In the first decade of this
century, he did what Kemal Ataturk had done in Turkey in the 1920s. Out of a
crumbling empire, he resurrected a national-state and gave it coherence and purpose.
He disciplined his country’s plutocrats. He restored its military strength. And
he refused, with ever blunter rhetoric, to accept for Russia a subservient role
in an American-run world system drawn up by foreign politicians and business
leaders. His voters credit him with having saved his country.”
Putin’s
approval rating, after 17 years in power, exceeds that of any rival Western
leader. But while his impressive strides toward making Russia great again
explain why he is revered at home and in the Russian diaspora, what explains
Putin’s appeal in the West, despite a press that is every bit as savage as
President Trump’s?
Answer:
Putin stands against the Western progressive vision of what mankind’s future
ought to be. Years ago, he aligned himself with traditionalists, nationalists
and populists of the West, and against what they had come to despise in their
own decadent civilization.
What
they abhorred, Putin abhorred. He is a God-and-country Russian patriot. He
rejects the New World Order established at the Cold War’s end by the United
States. Putin puts Russia first.
And in defying the Americans he
speaks for those millions of Europeans who wish to restore their national
identities and recapture their lost sovereignty from the supranational European
Union.
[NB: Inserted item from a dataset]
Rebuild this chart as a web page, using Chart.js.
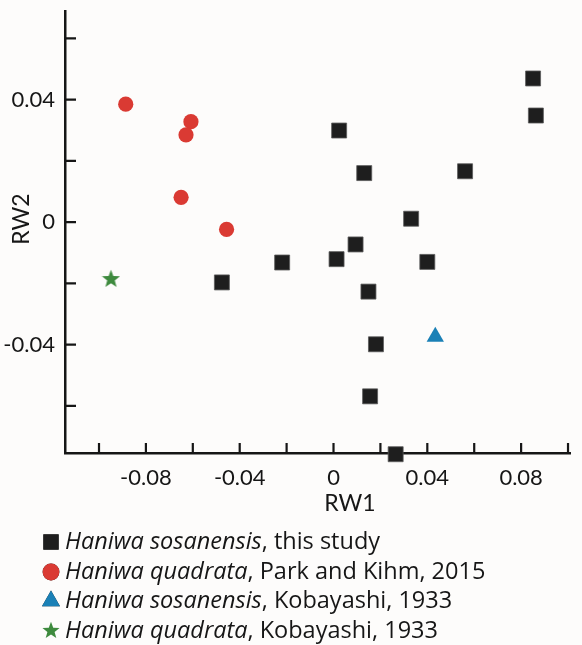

Putin also
stands against the progressive moral relativism of a Western elite that has cut
its Christian roots to embrace secularism and hedonism.
The
U.S. establishment loathes Putin because, they say, he is an aggressor, a
tyrant, a “killer.” He invaded and occupies Ukraine. His old KGB comrades
assassinate journalists, defectors, and dissidents.
Yet
while politics under both czars and commissars has often been a blood sport in
Russia, what has Putin done to his domestic enemies to rival what our Arab ally
Gen. Abdel-Fattah el-Sissi has done to the Muslim Brotherhood he overthrew in a
military coup in Egypt?
What
has Putin done to rival what our NATO ally President Erdogan has done in
Turkey, jailing 40,000 people since last July’s coup — or our Philippine ally
Rodrigo Duterte, who has presided over the extrajudicial killing of thousands
of drug dealers?
Does
anyone think President Xi Jinping would have handled mass demonstrations
against his regime in Tiananmen Square more gingerly than did President Putin
this last week in Moscow?
Much
of the hostility toward Putin stems from the fact that he not only defies the
West, when standing up for Russia’s interests, he often succeeds in his
defiance and goes unpunished and unrepentant.
He
not only remains popular in his own country but has admirers in nations whose
political establishments are implacably hostile to him.
In
December, one poll found 37 percent of all Republicans had a favorable view of
the Russian leader, but only 17 percent were positive for President Barack
Obama.
There
is another reason Putin is viewed favorably. Millions of ethnonationalists who
wish to see their nations secede from the EU see him as an ally. While Putin
has openly welcomed many of these movements, America’s elite do not take even a
neutral stance.
Putin
has read the new century better than his rivals. While the 20th century saw the
world divided into a Communist East and a free and democratic West, new and
different struggles define the 21st.
The
new dividing lines are between social conservatism and self-indulgent
secularism, between tribalism and transnationalism, between the nation-state
and the New World Order.
On the new dividing lines, Putin is on the
side of the insurgents. Those who envision de Gaulle’s Europe of Nations
replacing the vision of One Europe, toward which the EU is heading, see Putin
as an ally.
So
the old question arises: Who owns the future?
In
the new struggles of the new century, it is not impossible that Russia — as was
America in the Cold War — may be on the winning side. Secessionist parties
across Europe already look to Moscow rather than across the Atlantic.
“Putin
has become a symbol of national sovereignty in its battle with globalism,”
writes Caldwell. “That turns out to be the big battle of our times. As our last
election shows, that’s true even here.”